Produced primarily in the Gulf region, the work included in “Hurricane Season” responds to complex issues with experimental strategies in an attempt to represent the landscape, people, the system, industry and their interrelationships. Representing a range of styles that are more lyrical and differently mediated than images seen in popular culture immediately following each disaster, the line-up features work produced since 2005, including some very recent work that is still in progress. Liza Johnson’s South of Ten considers how Mississippian survivors of Katrina are framed, with gesture and performance as alternatives to conventional interview-based forms of bearing witness. Pawel Wojtasik’s immersive video Below Sea Level (courtesy Priska C. Juschka Fine Art), partly shot with a 360° panoramic camera in and around New Orleans, articulates a sense of impermanence inherent in the location, underscored bySteven Vitiello’s soundscape. A collaborative film/video by Courtney Egan and Helen Hill takes a more personal and fleeting look at one block, blending flood-damaged film found after Katrina with video shot of the same site.
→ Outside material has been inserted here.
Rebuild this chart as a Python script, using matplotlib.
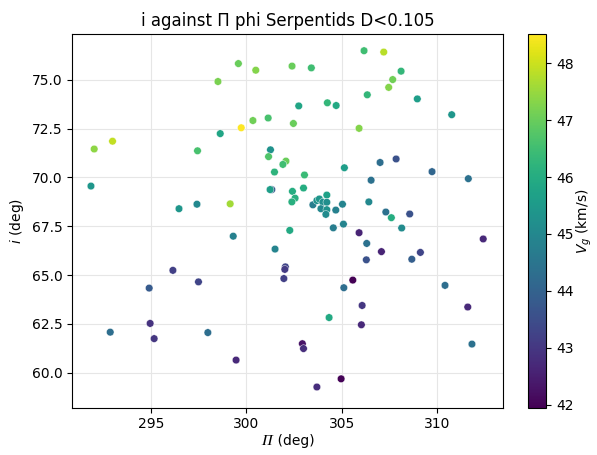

Work currently in progress examining the BP oil spill will include pieces byGhen Dennis and Christina McPhee.
Framing the contemporary work will be excerpts from Robert Flaherty’s Louisiana Story from 1948 (courtesy Flaherty Film Seminar) and Tony Oursler’s Son of Oil from 1982. Louisiana Story, a lushly shot docudrama in black and white commissioned by Standard Oil, features an idyllic Bayou setting and an innocent boy’s adventures there as changes come to the region through the construction of an oil rig. The landscape and lifestyle of the Cajun people appear undisturbed by the drilling process, and even improved by the arrival of the oil industry. Tony Oursler’s colorful diatribe against the oil industry and our culture’s oil addiction is playfully enacted by performers and paper sets.
Although the program is regionally focused, the intricately intertwined economic, environmental, social, public and private issues suggested by the films and videos speak to a larger context as we collectively grapple with a gross consumption of fossil fuels, global warming, environmental erosion, newly diminished ways of life and unstable economies—and how to represent these things.